Market Pricing Overview
| Tool | Free Tier | Entry Paid (per user/mo) | Primary Strength |
|---|---|---|---|
| Notion | $0 — unlimited pages, 10 guests | Plus $12/user ($120/yr) | Flexible workspace + docs |
| ClickUp | $0 — unlimited tasks & members | Unlimited $10/user ($84/yr) | Feature density |
| Asana | $0 — 2 users, unlimited tasks | Starter $13.49/user ($131.88/yr) | Clean workflow management |
| Monday.com | $0 — 2 seats, 3 boards | Basic $12/seat ($108/yr) | Operations & visual boards |
| Linear | $0 — unlimited members | Standard $8/user ($96/yr) | Speed + dev experience |
Key Trends in 2026
Feature convergence is real
Every PM tool now offers docs (ClickUp Docs, Monday Workdocs, Asana Notes). Every tool has automations. Every tool has dashboards and reporting. The differentiation has shifted from features to philosophy: how opinionated is the tool, and does it match how your team works?
Notion's rise is reshaping expectations
Notion proved that a flexible, build-your-own-system approach could compete with structured PM tools. Teams that use Notion for docs increasingly use it for lightweight PM too, reducing the need for a separate tool. This is pulling users away from Asana and Monday for non-complex PM needs.
AI is everywhere but adds little differentiation
Notion AI, ClickUp AI, Asana Intelligence, and Monday AI Assistant all offer writing help and task summaries. None has achieved a breakthrough AI feature that compels switching. AI is a checkbox, not a differentiator in PM tools.

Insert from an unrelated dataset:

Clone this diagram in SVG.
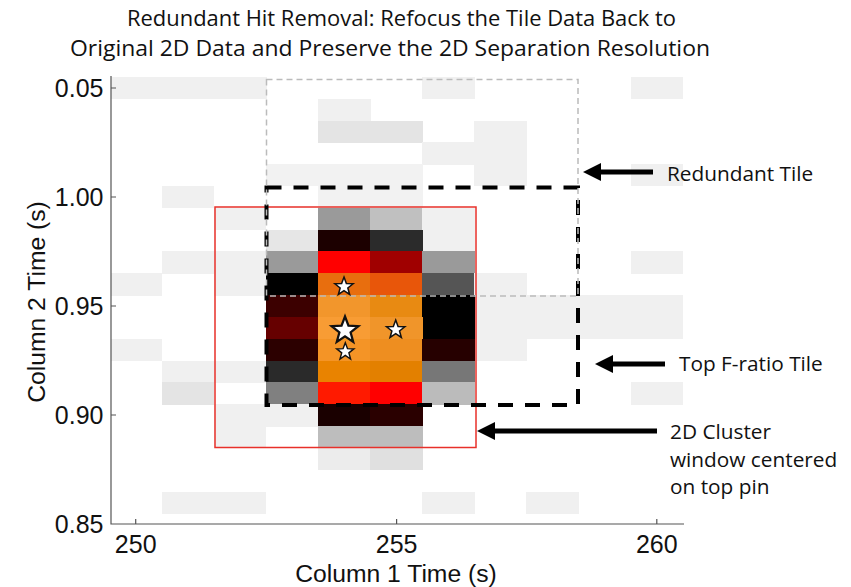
<svg xmlns="http://www.w3.org/2000/svg" xmlns:xlink="http://www.w3.org/1999/xlink" width="851" height="587" viewBox="0 0 851 587">
<style>
.title{font-family:"Open Sans","Liberation Sans",sans-serif;font-size:22.5px;fill:#111;text-anchor:middle}
.ann{font-family:"Open Sans","Liberation Sans",sans-serif;font-size:20.8px;fill:#111}
.tl{font-family:"Liberation Sans",Arial,sans-serif;font-size:25px;fill:#111}
.axl{font-family:"Liberation Sans",Arial,sans-serif;font-size:24.7px;fill:#111;text-anchor:middle}
.axis{stroke:#555;stroke-width:1.2;fill:none}
.arrow{stroke:#000;stroke-width:5;fill:none}
.star{fill:#fff;stroke:#111;stroke-width:1.6}
.cells rect{shape-rendering:crispEdges}
</style>
<defs>
<marker id="ah" markerUnits="userSpaceOnUse" markerWidth="20" markerHeight="20" refX="0" refY="9" orient="auto">
<path d="M0,0 L18,9 L0,18 Z" fill="#000"/>
</marker>
<path id="star" d="M0,-10 L2.469,-3.398 L9.511,-3.09 L3.995,1.298 L5.878,8.09 L0,4.2 L-5.878,8.09 L-3.995,1.298 L-9.511,-3.09 L-2.469,-3.398 Z"/>
</defs>
<rect width="851" height="587" fill="#fff"/>

<g id="title">
<text class="title" x="401.5" y="26" textLength="549" lengthAdjust="spacingAndGlyphs">Redundant Hit Removal: Refocus the Tile Data Back to</text>
<text class="title" x="390" y="56" textLength="640" lengthAdjust="spacingAndGlyphs">Original 2D Data and Preserve the 2D Separation Resolution</text>
</g>

<g id="heatmap" class="cells">
<rect x="111" y="77" width="155.5" height="22" fill="#f0f0f0"/>
<rect x="422.2" y="77" width="52.6" height="22" fill="#f0f0f0"/>
<rect x="630.6" y="77" width="52.4" height="22" fill="#f0f0f0"/>
<rect x="318" y="98.6" width="52.6" height="22.3" fill="#f0f0f0"/>
<rect x="318" y="120.5" width="104.6" height="22.2" fill="#e4e4e4"/>
<rect x="474.3" y="120.5" width="52.6" height="65.8" fill="#f0f0f0"/>
<rect x="422.2" y="142.3" width="52.6" height="22.2" fill="#f0f0f0"/>
<rect x="265.9" y="164.1" width="156.7" height="22.3" fill="#f2f2f2"/>
<rect x="630.6" y="164.1" width="52.4" height="22.3" fill="#f0f0f0"/>
<rect x="161.7" y="186" width="52.6" height="22.2" fill="#f0f0f0"/>
<rect x="318" y="186" width="104.6" height="22.2" fill="#f2f2f2"/>
<rect x="213.8" y="207.8" width="52.6" height="22.2" fill="#f0f0f0"/>
<rect x="318" y="207.8" width="52.6" height="22.2" fill="#9a9a9a"/>
<rect x="370.1" y="207.8" width="52.6" height="22.2" fill="#c0c0c0"/>
<rect x="422.2" y="207.8" width="52.6" height="43.9" fill="#f0f0f0"/>
<rect x="265.9" y="229.6" width="52.6" height="22.2" fill="#e6e6e6"/>
<rect x="318" y="229.6" width="52.6" height="22.2" fill="#1c0000"/>
<rect x="370.1" y="229.6" width="52.6" height="22.2" fill="#2b2b2b"/>
<rect x="161.7" y="251.4" width="104.6" height="22.3" fill="#f0f0f0"/>
<rect x="265.9" y="251.4" width="52.6" height="22.3" fill="#9a9a9a"/>
<rect x="318" y="251.4" width="52.6" height="22.3" fill="#ff0000"/>
<rect x="370.1" y="251.4" width="52.6" height="22.3" fill="#a00000"/>
<rect x="422.2" y="251.4" width="52.6" height="22.3" fill="#9a9a9a"/>
<rect x="630.6" y="251.4" width="52.4" height="22.3" fill="#f0f0f0"/>
<rect x="111" y="273.3" width="51.2" height="22.2" fill="#f0f0f0"/>
<rect x="213.8" y="273.3" width="52.6" height="22.2" fill="#f0f0f0"/>
<rect x="265.9" y="273.3" width="52.6" height="22.2" fill="#000000"/>
<rect x="318" y="273.3" width="52.6" height="22.2" fill="#e86e0e"/>
<rect x="370.1" y="273.3" width="52.6" height="22.2" fill="#e8560a"/>
<rect x="422.2" y="273.3" width="52.6" height="22.2" fill="#555555"/>
<rect x="474.3" y="273.3" width="52.6" height="87.7" fill="#f0f0f0"/>
<rect x="265.9" y="295.1" width="52.6" height="22.2" fill="#3c0000"/>
<rect x="318" y="295.1" width="52.6" height="22.2" fill="#f2962c"/>
<rect x="370.1" y="295.1" width="52.6" height="22.2" fill="#e88a12"/>
<rect x="422.2" y="295.1" width="52.6" height="44.1" fill="#000000"/>
<rect x="526.4" y="295.1" width="156.6" height="44.1" fill="#f0f0f0"/>
<rect x="265.9" y="316.9" width="52.6" height="22.3" fill="#660000"/>
<rect x="318" y="316.9" width="52.6" height="22.3" fill="#f89c34"/>
<rect x="370.1" y="316.9" width="52.6" height="22.3" fill="#f0952a"/>
<rect x="111" y="338.8" width="51.2" height="22.2" fill="#f0f0f0"/>
<rect x="265.9" y="338.8" width="52.6" height="22.2" fill="#2c0000"/>
<rect x="318" y="338.8" width="52.6" height="22.2" fill="#f49426"/>
<rect x="370.1" y="338.8" width="52.6" height="22.2" fill="#ee8e20"/>
<rect x="422.2" y="338.8" width="52.6" height="22.2" fill="#260000"/>
<rect x="161.7" y="360.6" width="104.6" height="22.2" fill="#f0f0f0"/>
<rect x="265.9" y="360.6" width="52.6" height="22.2" fill="#2a2a2a"/>
<rect x="318" y="360.6" width="52.6" height="22.2" fill="#e98300"/>
<rect x="370.1" y="360.6" width="52.6" height="22.2" fill="#e38000"/>
<rect x="422.2" y="360.6" width="52.6" height="22.2" fill="#777777"/>
<rect x="161.7" y="382.4" width="52.6" height="22.3" fill="#e4e4e4"/>
<rect x="265.9" y="382.4" width="52.6" height="22.3" fill="#808080"/>
<rect x="318" y="382.4" width="52.6" height="22.3" fill="#ff1a00"/>
<rect x="370.1" y="382.4" width="52.6" height="22.3" fill="#ff0000"/>
<rect x="422.2" y="382.4" width="52.6" height="22.3" fill="#bbbbbb"/>
<rect x="630.6" y="382.4" width="52.4" height="22.3" fill="#f0f0f0"/>
<rect x="213.8" y="404.3" width="104.6" height="22.2" fill="#f0f0f0"/>
<rect x="318" y="404.3" width="52.6" height="22.2" fill="#1a0000"/>
<rect x="370.1" y="404.3" width="52.6" height="22.2" fill="#2a0000"/>
<rect x="213.8" y="426.1" width="52.6" height="22.2" fill="#f0f0f0"/>
<rect x="318" y="426.1" width="104.6" height="22.2" fill="#bdbdbd"/>
<rect x="318" y="447.9" width="52.6" height="22.2" fill="#ececec"/>
<rect x="370.1" y="447.9" width="52.6" height="22.2" fill="#e0e0e0"/>
<rect x="161.7" y="491.6" width="104.6" height="22.2" fill="#f0f0f0"/>
<rect x="422.2" y="491.6" width="52.6" height="22.2" fill="#f0f0f0"/>
<rect x="526.4" y="491.6" width="52.6" height="22.2" fill="#f0f0f0"/>
</g>

<g id="axes">
<path class="axis" d="M111,76 V524 H684"/>
<path class="axis" d="M111,88 H116 M111,197 H116 M111,306 H116 M111,415 H116 M135.7,524 V519 M396.6,524 V519 M656.8,524 V519"/>
<g class="tl" text-anchor="end">
<text x="103.5" y="97">0.05</text>
<text x="103.5" y="206">1.00</text>
<text x="103.5" y="315">0.95</text>
<text x="103.5" y="424">0.90</text>
<text x="103.5" y="533">0.85</text>
</g>
<g class="tl" text-anchor="middle">
<text x="135.7" y="553">250</text>
<text x="396.6" y="553">255</text>
<text x="656.8" y="553">260</text>
</g>
<text class="axl" x="396" y="582">Column 1 Time (s)</text>
<text class="axl" transform="translate(45,302) rotate(-90)">Column 2 Time (s)</text>
</g>

<g id="cluster-window">
<rect x="215" y="207" width="261" height="240.5" fill="none" stroke="#e8302a" stroke-width="1.5"/>
</g>

<g id="top-f-ratio-tile">
<rect x="266.5" y="187.5" width="311.5" height="217.5" fill="none" stroke="#000" stroke-width="4" stroke-dasharray="15 12"/>
</g>

<g id="redundant-tile">
<rect x="266.5" y="79.5" width="311.5" height="216.5" fill="none" stroke="#bbbbbb" stroke-width="1.5" stroke-dasharray="6 4"/>
</g>

<g id="pins">
<use xlink:href="#star" class="star" transform="translate(344,286.7) scale(0.96)" vector-effect="non-scaling-stroke"/>
<use xlink:href="#star" class="star" transform="translate(345,330.5) scale(1.4)" vector-effect="non-scaling-stroke"/>
<use xlink:href="#star" class="star" transform="translate(345.3,351.7) scale(0.9)" vector-effect="non-scaling-stroke"/>
<use xlink:href="#star" class="star" transform="translate(395.7,329.7) scale(0.96)" vector-effect="non-scaling-stroke"/>
</g>

<g id="connectors">
<line class="arrow" x1="653" y1="172" x2="601" y2="172" marker-end="url(#ah)"/>
<line class="arrow" x1="665" y1="364" x2="613" y2="364" marker-end="url(#ah)"/>
<line class="arrow" x1="657" y1="431" x2="495" y2="431" marker-end="url(#ah)"/>
</g>

<g id="label-redundant">
<text class="ann" x="667" y="181">Redundant Tile</text>
</g>
<g id="label-top">
<text class="ann" x="679" y="371">Top F-ratio Tile</text>
</g>
<g id="label-cluster">
<text class="ann" x="670" y="439">2D Cluster</text>
<text class="ann" x="670" y="467">window centered</text>
<text class="ann" x="670" y="494">on top pin</text>
</g>
</svg>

Linear is the developer favorite
Linear's speed-first design and keyboard-centric UX have made it the default choice for engineering teams. At $8/user/mo (Standard), it's also the cheapest paid PM tool. The limitation: it's built for software teams, not general business operations.
Annual Cost at 15 Users
| Tool | Plan | Annual Cost (15 users) |
|---|---|---|
| Linear | Standard | $1,440/yr |
| ClickUp | Unlimited | $1,260/yr |
| Monday.com | Basic | $1,620/yr |
| Notion | Plus | $1,800/yr |
| Asana | Starter | $1,978/yr |
ClickUp Unlimited is the cheapest fully-featured PM at $84/user/yr. Asana Starter is the most expensive entry tier. All tools offer free plans that work well for small teams.
Recommendations by Team Type
Startups wanting flexibility
Notion (free, unlimited pages) — Build your own PM system with databases. Best when docs and knowledge management matter as much as task tracking.
Teams wanting everything in one tool
ClickUp Unlimited ($10/user/mo) — Tasks, docs, chat, whiteboards, goals, and time tracking. Most features per dollar. Accept the complexity tradeoff.
Teams wanting opinionated workflow
Asana Starter ($13.49/user/mo) — Clean task management, timeline views, and workflow builder. Less feature-dense but more focused. Best for teams that want structure without building it themselves.
Operations and non-tech teams
Monday.com Standard ($14/seat/mo) — Visual boards, automations, and integrations designed for non-technical teams. Strong for marketing operations, HR, and project tracking.
Engineering teams
Linear Standard ($8/user/mo) — The fastest PM tool, built for software development. Cycles, roadmaps, and GitHub/GitLab integration. Not for general business use.
Frequently Asked Questions
Is Notion a real project management tool?
For lightweight PM (task tracking, content calendars, team wikis), yes. For complex PM with Gantt charts, dependencies, time tracking, and resource planning, you need ClickUp, Asana, or Monday.com. Many teams use Notion for docs and a separate PM tool for project tracking.
Which PM tool has the best free plan?
ClickUp Free Forever (unlimited tasks and members) and Notion Free (unlimited pages) are the most generous. Linear Free (unlimited members) is excellent for engineering teams. Asana and Monday free plans cap at 2 seats.
Are PM tools converging into the same product?
Feature-wise, yes. Every tool now has docs, automations, dashboards, and AI. But the philosophical differences remain: Notion is a blank canvas, ClickUp is feature-maximalist, Asana is workflow-focused, Monday is operations-oriented, and Linear is speed-obsessed.
What about Basecamp, Trello, or Jira?
Basecamp ($15/user/mo) is great for simple, opinionated project communication. Trello (free for boards) works for lightweight task tracking. Jira ($0 for 10 users) dominates enterprise engineering. All are viable but serve narrower use cases than the tools above.